(BRIEF):
Skip every image and restate the data word for word.

(DATA LINES):
↓
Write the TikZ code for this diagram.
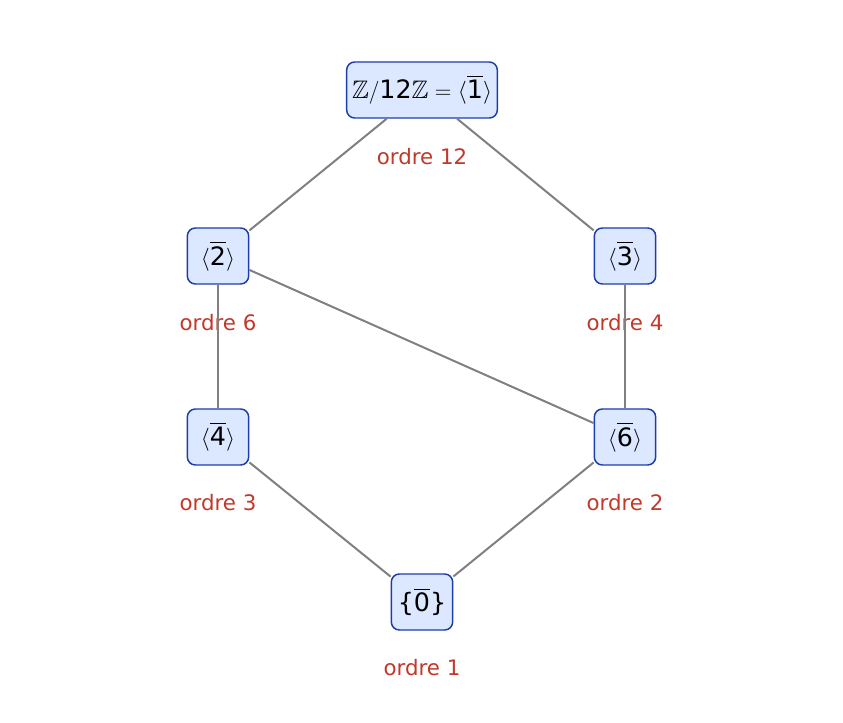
\documentclass[tikz,border=0pt]{standalone}
\usepackage{amsmath,amssymb}
\usepackage{fontspec}
\setmainfont{DejaVu Sans}
\definecolor{bfill}{RGB}{219,232,255}
\definecolor{bdraw}{RGB}{30,60,170}
\definecolor{lred}{RGB}{192,57,43}
\begin{document}
\begin{tikzpicture}[x=0.75pt,y=-0.75pt,
  grp/.style={draw=bdraw,fill=bfill,line width=1.1pt,rounded corners=6pt,minimum height=42pt,minimum width=46pt,inner sep=4pt,font=\fontsize{19}{22}\selectfont},
  lab/.style={text=lred,font=\fontsize{16}{19}\selectfont},
  edge/.style={draw=gray,line width=1.5pt}]
\useasboundingbox (0,0) rectangle (843,723);
\newcommand{\cl}[1]{\overline{\text{#1}}}
\node[grp] (z) at (422,90) {$\mathbb{Z}/\text{12}\mathbb{Z}=\langle\cl{1}\rangle$};
\node[grp] (a2) at (218,256) {$\langle\cl{2}\rangle$};
\node[grp] (a3) at (625,256) {$\langle\cl{3}\rangle$};
\node[grp] (a4) at (218,437) {$\langle\cl{4}\rangle$};
\node[grp] (a6) at (625,437) {$\langle\cl{6}\rangle$};
\node[grp] (a0) at (422,602) {\{$\cl{0}$\}};
\node[lab] (l12) at (422,157) {ordre 12};
\node[lab] (l6) at (218,323) {ordre 6};
\node[lab] (l4) at (625,323) {ordre 4};
\node[lab] (l3) at (218,503) {ordre 3};
\node[lab] (l2) at (625,503) {ordre 2};
\node[lab] (l1) at (422,668) {ordre 1};
\draw[edge] (z) -- (a2);
\draw[edge] (z) -- (a3);
\draw[edge] (a2) -- (a4);
\draw[edge] (a2) -- (a6);
\draw[edge] (a3) -- (a6);
\draw[edge] (a4) -- (a0);
\draw[edge] (a6) -- (a0);
\end{tikzpicture}
\end{document}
↑
(FINISHED ANSWER):
Write the TikZ code for this diagram.
\documentclass[tikz,border=0pt]{standalone}
\usepackage{amsmath,amssymb}
\usepackage{fontspec}
\setmainfont{DejaVu Sans}
\definecolor{bfill}{RGB}{219,232,255}
\definecolor{bdraw}{RGB}{30,60,170}
\definecolor{lred}{RGB}{192,57,43}
\begin{document}
\begin{tikzpicture}[x=0.75pt,y=-0.75pt,
  grp/.style={draw=bdraw,fill=bfill,line width=1.1pt,rounded corners=6pt,minimum height=42pt,minimum width=46pt,inner sep=4pt,font=\fontsize{19}{22}\selectfont},
  lab/.style={text=lred,font=\fontsize{16}{19}\selectfont},
  edge/.style={draw=gray,line width=1.5pt}]
\useasboundingbox (0,0) rectangle (843,723);
\newcommand{\cl}[1]{\overline{\text{#1}}}
\node[grp] (z) at (422,90) {$\mathbb{Z}/\text{12}\mathbb{Z}=\langle\cl{1}\rangle$};
\node[grp] (a2) at (218,256) {$\langle\cl{2}\rangle$};
\node[grp] (a3) at (625,256) {$\langle\cl{3}\rangle$};
\node[grp] (a4) at (218,437) {$\langle\cl{4}\rangle$};
\node[grp] (a6) at (625,437) {$\langle\cl{6}\rangle$};
\node[grp] (a0) at (422,602) {\{$\cl{0}$\}};
\node[lab] (l12) at (422,157) {ordre 12};
\node[lab] (l6) at (218,323) {ordre 6};
\node[lab] (l4) at (625,323) {ordre 4};
\node[lab] (l3) at (218,503) {ordre 3};
\node[lab] (l2) at (625,503) {ordre 2};
\node[lab] (l1) at (422,668) {ordre 1};
\draw[edge] (z) -- (a2);
\draw[edge] (z) -- (a3);
\draw[edge] (a2) -- (a4);
\draw[edge] (a2) -- (a6);
\draw[edge] (a3) -- (a6);
\draw[edge] (a4) -- (a0);
\draw[edge] (a6) -- (a0);
\end{tikzpicture}
\end{document}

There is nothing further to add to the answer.